I have been observing hummingbirds for many years; over 30 years in the tropical and temperate regions. The problem with observing hummingbirds is that they are so energetic, fast flying around and never sitting in the shrubs, and their body is small. So, using the regular binocular or camera will be too difficult to see them and make a documentation. Most people just see the hummingbirds when they are not ready with the camera, let alone the beautiful color of hummingbirds and their balance while flying and sucking the nectar always hypnotize us to enjoy the moment with naked eyes in a few seconds.
Recently in the mid of Winter of early this year, incidentally when I took a photograph of curly or corkscrew hazelnut plant at my customer’s partio, a male Anna’s hummingbird with iridescent crown and gorget feathers stopped by for a while. He was flying and sucking the artificial nectar from the feeder in the distance of less than a meter in front of me. I clicked my regular digital camera and I got it! It is my best photo of hummingbird with no plan before in the foggy morning at the temperature around 1 degree Celsius in Vancouver area. The photo can be zoomed to see the detail.
By looking at the journey of that male Anna’s hummingbird before hibernation to end the Winter, it is fascinating to understand the symbiotic relationship between human and hummingbird. The timing to refill the artificial nectar in the hummingbird feeder is just right because the nectar begins to freeze at around minus 2 degrees Celsius. Human and hummingbird appreciate one and another and both get benefits because much more flowers will be pollinated in Spring, Summer, and Autumn for the continuation and diversification of life.
Anna’s hummingbird (Calypte anna) is a medium-sized hummingbird native to the west coast of North America. Their main role is in transplanting of exotic ornamental plants in residential areas. They are called hummingbirds because of the humming sound produced by the feathers of the wings or tail vibrating against the air. Anna’s hummingbird is the only species of hummingbird that can sing for more than 10 seconds; which is long enough for a hummingbird.

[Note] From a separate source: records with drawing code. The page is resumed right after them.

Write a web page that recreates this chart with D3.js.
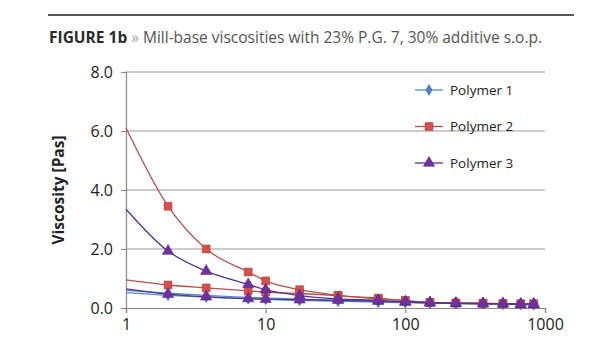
<!DOCTYPE html>
<html>
<head>
<meta charset="utf-8">
<script src="https://cdn.jsdelivr.net/npm/d3@7"></script>
<style>
  body { margin: 0; background: #fff; }
  text { font-family: "Open Sans", sans-serif; }
</style>
</head>
<body>
<div id="chart"></div>
<script>
// shear rates [1/s], first point has no marker (curve start)
const shearRates = [1, 2, 3.75, 7.5, 10, 17.5, 33, 64, 100, 150, 230, 360, 500, 670, 830];

const polymer1a = [0.60, 0.50, 0.43, 0.36, 0.34, 0.30, 0.26, 0.22, 0.20, 0.18, 0.16, 0.15, 0.14, 0.13, 0.12];
const polymer1b = [0.52, 0.43, 0.37, 0.31, 0.29, 0.26, 0.23, 0.20, 0.18, 0.16, 0.15, 0.14, 0.13, 0.12, 0.11];
const polymer2a = [6.10, 3.45, 2.00, 1.22, 0.92, 0.62, 0.43, 0.33, 0.25, 0.19, 0.17, 0.16, 0.15, 0.14, 0.14];
const polymer2b = [0.95, 0.78, 0.68, 0.58, 0.54, 0.49, 0.42, 0.31, 0.25, 0.19, 0.17, 0.16, 0.15, 0.14, 0.14];
const polymer3a = [3.35, 1.93, 1.25, 0.80, 0.62, 0.42, 0.31, 0.26, 0.21, 0.18, 0.16, 0.15, 0.14, 0.13, 0.13];
const polymer3b = [0.65, 0.47, 0.38, 0.32, 0.30, 0.28, 0.26, 0.23, 0.20, 0.18, 0.16, 0.15, 0.14, 0.13, 0.13];

const legendNames = ["Polymer 1", "Polymer 2", "Polymer 3"];
const yTicks = [0, 2, 4, 6, 8];
const xTicks = [1, 10, 100, 1000];

const styles = [
    { line: "#4f8cc9", fill: "#4f81bd", stroke: "#3f6fa8", shape: d3.symbolDiamond, size: 34 },
    { line: "#b5504f", fill: "#d5504c", stroke: "#b0403c", shape: d3.symbolSquare, size: 62 },
    { line: "#53348f", fill: "#7030a0", stroke: "#5a2a8a", shape: d3.symbolTriangle, size: 55 }
];

const series = [
    { values: polymer1a, p: 0 }, { values: polymer1b, p: 0 },
    { values: polymer2a, p: 1 }, { values: polymer2b, p: 1 },
    { values: polymer3a, p: 2 }, { values: polymer3b, p: 2 }
];

const W = 615, H = 350;
const margin = { top: 72, right: 70, bottom: 42, left: 126 };
const width = W - margin.left - margin.right;
const height = H - margin.top - margin.bottom;

const svg = d3.select("#chart").append("svg")
    .attr("width", W)
    .attr("height", H);

// header rule + title
svg.append("line")
    .attr("x1", 48).attr("x2", 574)
    .attr("y1", 15).attr("y2", 15)
    .attr("stroke", "#222").attr("stroke-width", 1.5);

const title = svg.append("text")
    .attr("x", 49).attr("y", 43)
    .style("font-size", "15.5px");
title.append("tspan").style("font-weight", "bold").attr("fill", "#2a2a2a").text("FIGURE 1b");
title.append("tspan").attr("fill", "#a0a0a0").text(" » ");
title.append("tspan").attr("fill", "#555").text("Mill-base viscosities with 23% P.G. 7, 30% additive s.o.p.");

const g = svg.append("g")
    .attr("transform", `translate(${margin.left},${margin.top})`);

const x = d3.scaleLog().domain([1, 1000]).range([0, width]);
const y = d3.scaleLinear().domain([0, 8]).range([height, 0]);

// gridlines
g.selectAll(".grid")
    .data(yTicks.filter(d => d > 0))
    .enter().append("line")
    .attr("class", "grid")
    .attr("x1", 0).attr("x2", width)
    .attr("y1", d => y(d)).attr("y2", d => y(d))
    .attr("stroke", "#9a9a9a").attr("stroke-width", 1.2);

// axes
const yAxis = g.append("g")
    .call(d3.axisLeft(y).tickValues(yTicks).tickFormat(d3.format(".1f")).tickSize(5).tickPadding(8));
const xAxis = g.append("g")
    .attr("transform", `translate(0,${height})`)
    .call(d3.axisBottom(x).tickValues(xTicks).tickFormat(d3.format("d")).tickSize(5).tickPadding(6));

[yAxis, xAxis].forEach(a => {
    a.select(".domain").attr("stroke", "#8a8a8a").attr("stroke-width", 1.2);
    a.selectAll(".tick line").attr("stroke", "#8a8a8a").attr("stroke-width", 1.2);
    a.selectAll("text").attr("fill", "#222").style("font-size", "16px").style("font-family", "Open Sans");
});

// y label
svg.append("text")
    .attr("transform", `translate(64,${margin.top + height / 2}) rotate(-90)`)
    .attr("text-anchor", "middle")
    .style("font-size", "15.5px")
    .style("font-weight", "bold")
    .attr("fill", "#222")
    .text("Viscosity [Pas]");

const line = d3.line()
    .x(d => x(d[0]))
    .y(d => y(d[1]))
    .curve(d3.curveMonotoneX);

series.forEach(s => {
    const st = styles[s.p];
    const pts = shearRates.map((r, i) => [r, s.values[i]]);
    g.append("path")
        .datum(pts)
        .attr("fill", "none")
        .attr("stroke", st.line)
        .attr("stroke-width", 1.3)
        .attr("d", line);
});

series.forEach(s => {
    const st = styles[s.p];
    const pts = shearRates.map((r, i) => [r, s.values[i]]).slice(1);
    g.selectAll(null)
        .data(pts)
        .enter().append("path")
        .attr("transform", d => `translate(${x(d[0])},${y(d[1])})`)
        .attr("d", d3.symbol().type(st.shape).size(st.size))
        .attr("fill", st.fill)
        .attr("stroke", st.stroke)
        .attr("stroke-width", 0.6);
});

// legend
const legend = svg.append("g").attr("transform", "translate(415,90)");
legendNames.forEach((name, i) => {
    const st = styles[i];
    const row = legend.append("g").attr("transform", `translate(0,${i * 36.5})`);
    row.append("line")
        .attr("x1", 0).attr("x2", 28)
        .attr("stroke", st.line).attr("stroke-width", 1.3);
    row.append("path")
        .attr("transform", "translate(14,0)")
        .attr("d", d3.symbol().type(st.shape).size(st.size))
        .attr("fill", st.fill)
        .attr("stroke", st.stroke)
        .attr("stroke-width", 0.6);
    row.append("text")
        .attr("x", 35).attr("y", 4.5)
        .style("font-size", "13.5px")
        .attr("fill", "#222")
        .text(name);
});
</script>
</body>
</html>
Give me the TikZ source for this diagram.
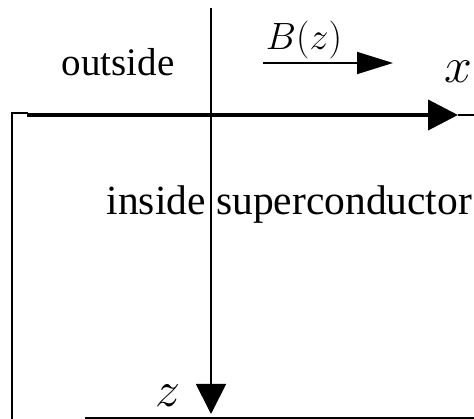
\documentclass[tikz,border=0pt]{standalone}
\usepackage{fix-cm}
\usepackage{fontspec}
\setmainfont{Liberation Serif}
\usetikzlibrary{arrows.meta}
\begin{document}
\begin{tikzpicture}[x=1pt,y=-1pt,
  txt/.style={inner sep=0pt,font=\fontsize{39}{44}\selectfont},
  txtb/.style={inner sep=0pt,font=\fontsize{41.5}{48}\selectfont},
  mth/.style={inner sep=0pt,font=\fontsize{38}{44}\selectfont},
  mthb/.style={inner sep=0pt,font=\fontsize{50}{58}\selectfont},
  thin line/.style={line width=1.8pt},
  bigtip/.style={-{Triangle[length=30pt,width=30pt]}}]
\useasboundingbox (0,0) rectangle (474,419);
% box
\coordinate (bl) at (12,419);
\coordinate (tl) at (12,113);
\coordinate (tr) at (28,113);
\coordinate (br0) at (85,418);
\coordinate (br) at (474,418);
\draw[thin line] (bl) -- (tl) -- (tr);
\draw[line width=1.5pt] (br0) -- (br);
% x axis
\coordinate (xs) at (27,115);
\coordinate (xe) at (458,115);
\coordinate (xend) at (474,115);
\draw[line width=1.2pt] (xe) -- (xend);
\draw[line width=4pt,-{Triangle[length=30pt,width=30pt]}] (xs) -- (xe);
% z axis
\coordinate (zs) at (211,8);
\coordinate (ze) at (211,414);
\draw[thin line,bigtip] (zs) -- (ze);
% B arrow
\coordinate (bs) at (263,63);
\coordinate (be) at (393,63);
\draw[line width=1.8pt,-{Triangle[length=36pt,width=22pt]}] (bs) -- (be);
% labels
\node[txt] (out) at (118,62) {outside};
\node[txtb,anchor=base east] (ins) at (206,215) {inside};
\node[txtb,anchor=base west] (sup) at (216,215) {superconductor};
\node[mth] (B) at (304,40) {$B(z)$};
\node[mthb] (xl) at (458,72) {$x$};
\node[mthb] (zl) at (168,396) {$z$};
\end{tikzpicture}
\end{document}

Based on Darwin’s hummingbirds provide evidence for reciprocal evolution or coevolution between species of animals and plants, in this case between hummingbirds and their Heliconia food plant from island of the Lesser Antilles. There is a “dance” between species of hummingbirds and Heliconia flowers. There are wide variations of hummingbirds in their body mass, in the size, shape of their bills, and wings depend on the shape and size of the Heliconia flowers. It is a central challenge for comparative and evolutionary biology to understand the sources of remarkable variation in nature.
Moreover, the sexual size difference or dimorphism among hummingbirds support the survival of the fittest of both hummingbirds and Heliconia plants. Males tend to be smaller than females, allowing conservation of energy to forage competitively and participate more frequently in courtship. Female hummingbirds tend to be larger with longer beaks that allow to more effective reach of tall flowers for nectar.
It has been reported that hummingbirds while in flight have the highest metabolism of all animal, with the exception for insects. Can you imagine that their heart rate can reach as high as 1250 beats per minute, with breathing rate of 250 breaths per minute even at rest. During their flight, oxygen consumption per gram of muscle tissue can be 10 times higher than that measure in world ranking human athletes. In addition, during a day of nectar consumption with high water intake can be 5 times of their body weight per day, so the hummingbird kidneys are unique for the regulation of water and electrolytes.
Most animals and humans with such rapid metabolisms usually have a short lifespan, but it does not happen in hummingbirds. It was recorded that the longest lifespan of hummingbirds can be up to 12 years with the average lifespan about 5 years. There is a tendency that the medium- and large-size of hummingbirds will live longer than the small-size hummingbirds. The bee hummingbirds measuring 5 centimeters in length and weighing less than 2 grams.